In a normal cosmopolitan city - maybe a Chicago or a Portland - the story would probably stop here. Good food, good times, and everyone goes home happy with their autographed Brian Sell Olympic photograph, which will of course seem slightly more gay than they had anticpated as soon as they magnet-slap that son of a gun to the fridge. But Dallas is about as normal as Franzia wine at a SoHo gallery crawl, and it doesn't even offer the luxury of a pour spout. In Dallas, religion is the drink of choice. My atheism goes over here about as well as Bill O-Reilly at a No-Assholes convention.

So naturally about an hour into dinner the conversation starts veering dangerously close to the topic of religion. I tried a few times to guide us all back into the clear as to avoid being forced to fashion a make-shift rope out of left-over spaghetti noodles and choking everyone at the table, but John Wayne himself could not have steered this stagecoach back to safety.

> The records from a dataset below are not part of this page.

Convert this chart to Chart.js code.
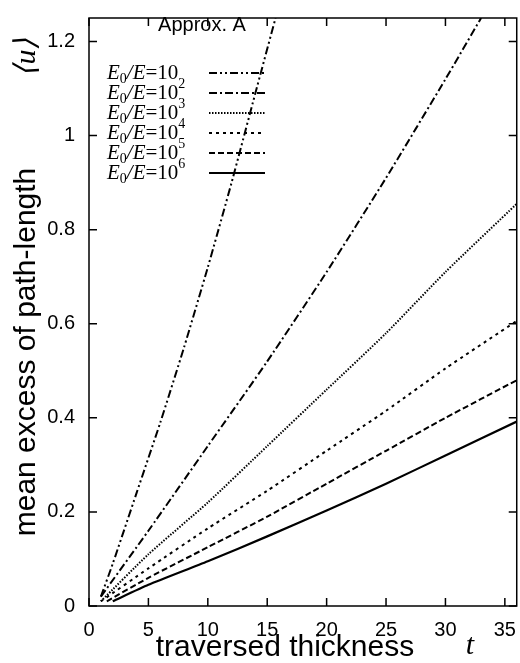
<!DOCTYPE html>
<html><head><meta charset="utf-8">
<script src="https://cdn.jsdelivr.net/npm/chart.js@4/dist/chart.umd.min.js"></script>
<style>html,body{margin:0;background:#fff}#w{width:520px;height:663px}</style>
</head><body><div id="w"><canvas id="c"></canvas></div>
<script>
const labels=["E₀/E=10","E₀/E=10²","E₀/E=10³","E₀/E=10⁴","E₀/E=10⁵","E₀/E=10⁶"];
const sups=["","2","3","4","5","6"];
const t1=[1,2,4,6,8,10,12,14,15.7];
const u1=[0.02,0.09,0.24,0.39,0.55,0.72,0.90,1.09,1.25];
const t2=[1,5,10,15,20,25,30,33];
const u2=[0.02,0.16,0.34,0.52,0.71,0.91,1.12,1.25];
const t3=[1,5,10,15,20,25,30,36];
const u3=[0.01,0.11,0.22,0.34,0.46,0.58,0.71,0.855];
const t4=[1,5,10,15,20,25,30,36];
const u4=[0.01,0.08,0.165,0.245,0.33,0.415,0.505,0.606];
const t5=[1.5,5,10,15,20,25,30,36];
const u5=[0.01,0.06,0.125,0.19,0.26,0.33,0.40,0.48];
const t6=[2,5,10,15,20,25,30,36];
const u6=[0.01,0.045,0.095,0.148,0.203,0.26,0.32,0.392];
const xTicks=[0,5,10,15,20,25,30,35];
const yTicks=[0,0.2,0.4,0.6,0.8,1,1.2];
const dashes=[[8,3,2,3,2,3],[8,3,2,3],[1.5,1.5],[3,4],[6,3],[]];
const series=[[t1,u1],[t2,u2],[t3,u3],[t4,u4],[t5,u5],[t6,u6]];
const datasets=series.map((s,i)=>({label:labels[i],data:s[0].map((x,j)=>({x,y:s[1][j]})),showLine:true,pointRadius:0,borderColor:'#000',borderWidth:i==5?2.2:2,borderDash:dashes[i],tension:0.2}));
const deco={id:'deco',afterDraw(ch){const c=ch.ctx,a=ch.chartArea,sx=ch.scales.x,sy=ch.scales.y;c.save();
c.strokeStyle='#000';c.lineWidth=1.5;c.setLineDash([]);c.strokeRect(a.left,a.top,a.right-a.left,a.bottom-a.top);
c.beginPath();xTicks.forEach(v=>{const p=sx.getPixelForValue(v);c.moveTo(p,a.bottom);c.lineTo(p,a.bottom-8);c.moveTo(p,a.top);c.lineTo(p,a.top+8);});
yTicks.forEach(v=>{const p=sy.getPixelForValue(v);c.moveTo(a.left,p);c.lineTo(a.left+8,p);c.moveTo(a.right,p);c.lineTo(a.right-8,p);});c.stroke();
c.fillStyle='#000';c.font='20px "Liberation Sans"';c.textBaseline='middle';c.textAlign='center';c.fillText('Approx. A',202,25);
c.textAlign='left';
labels.forEach((l,i)=>{const y=73+i*20;let x=107;
c.font='italic 21px "Liberation Serif"';c.fillText('E',x,y);x+=c.measureText('E').width;
c.font='14px "Liberation Serif"';c.fillText('0',x,y+6);x+=c.measureText('0').width;
c.font='italic 21px "Liberation Serif"';c.fillText('/E',x,y);x+=c.measureText('/E').width;
c.font='21px "Liberation Serif"';c.fillText('=10',x,y);x+=c.measureText('=10').width;
c.font='14px "Liberation Serif"';if(sups[i])c.fillText(sups[i],x,y-9);
c.beginPath();c.setLineDash(dashes[i]);c.lineWidth=i==5?2.2:2;c.moveTo(209,y);c.lineTo(265,y);c.stroke();});
c.setLineDash([]);
c.font='30px "Liberation Sans"';c.textAlign='center';c.fillText('traversed thickness',285,648);
c.font='italic 30px "Liberation Serif"';c.fillText('t',470,646);
c.translate(27,0);c.rotate(-Math.PI/2);
c.font='30px "Liberation Sans"';c.fillText('mean excess of path-length',-352,0);
c.font='italic 30px "Liberation Serif"';c.fillText('⟨u⟩',-57,0);
c.restore();}};
new Chart(document.getElementById('c'),{type:'scatter',data:{datasets},plugins:[deco],
options:{responsive:true,maintainAspectRatio:false,animation:false,
layout:{padding:{top:1,right:1,left:0,bottom:0}},
plugins:{legend:{display:false},tooltip:{enabled:false}},
scales:{x:{type:'linear',min:0,max:36,afterBuildTicks:s=>{s.ticks=xTicks.map(v=>({value:v}))},afterFit:s=>{s.height=57},
grid:{display:false},border:{display:false},ticks:{color:'#000',font:{size:20,family:'Liberation Sans'},padding:4,maxRotation:0}},
y:{min:0,max:1.25,afterBuildTicks:s=>{s.ticks=yTicks.map(v=>({value:v}))},afterFit:s=>{s.width=89},
grid:{display:false},border:{display:false},ticks:{color:'#000',font:{size:20,family:'Liberation Sans'},padding:6,callback:v=>String(+v.toFixed(1))}}}}});
</script></body></html>
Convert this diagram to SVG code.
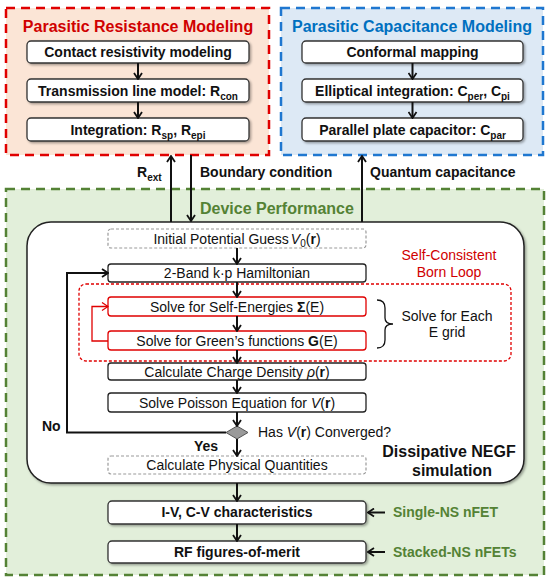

It started with some chatter between the two girls about what one girl's father (who is of course a pastor) would think if she dated someone of a different faith. The girls were in a bit of a disagreement with one of them having a bit of an open mind, and the other convinced that anyone who was not a Christian would be unacceptable on the grounds that they would surely be morally barren. At this point my blood was starting to boil, but I had decided not to throw my hat into this ring unless absolutely neccessary. I instead resorted to distracting myself by repeatedly stabbing my right thigh with my fork underneath the table. I was yanked from my sanctuary of self-inflicted pain, however, when one of girls turned to me and aked, "So what do you think?"

I thought you would never ask

Me: Well, are you saying that an individual's morality is totally dependent on their faith?
Religious Girl (RG): I think the Holy Spirit should guide everyone's life and that's what makes them a good person.
Me: What do you mean by the Holy Spirit?
RG: I mean I just know what's right and wrong because Jesus Christ who is born of a virgin and lives in the clouds and simultaneously hears millions of people's murmerings tells me. And the ten commandments too.
Me: (Ignoring the jesus thing) But one could argue that the ten commandments aren't exactly a good moral guide, what with the first 5 or so only pertaining to ways in which one should honor and appease a jealous god (his words, not mine), and the rest containing references to coveting slaves and such. Yes, there are references to not murdering folks and not stealing crap, but it kinda seems that we might have figured that stuff out on our own.
RG: I just know that the lord is my personal savior (this is an exact quote)
Me: How do you know that? (this is also an exact quote)

And so it went for about 15 minutes or so, getting more and more heated, until we were bailed out by a visit by the documentary producer or something. It was probably for the better, as I'm sure I had already offended everyone at the table several times over with my hedonistic audacity and common sense questions about the cornerstones of their faith. These are the ideas that they structure their entire lives around, but never think to question the legitimacy of. They are, in fact, too scared to even consider these questions. In their defense, the sin of doubt is (conveniently) the one and only unforgivible sin that man can commit according to their bible. I guess the first question that they might want to ask themselves is whether the declaration of such reasonable doubt as unforgivible would really be the action of an all-knowing, all-powerful, ever-present deity.

In my opinion, the dominos begin to fall from here, each one resonating louder than the last until one finally finds him or herself living free of superstition and truly enjoying life for every fleeting, sun-drenched moment that it offers instead of just biding their time until the "next life". But I guess that's just my demons and lack of values talking.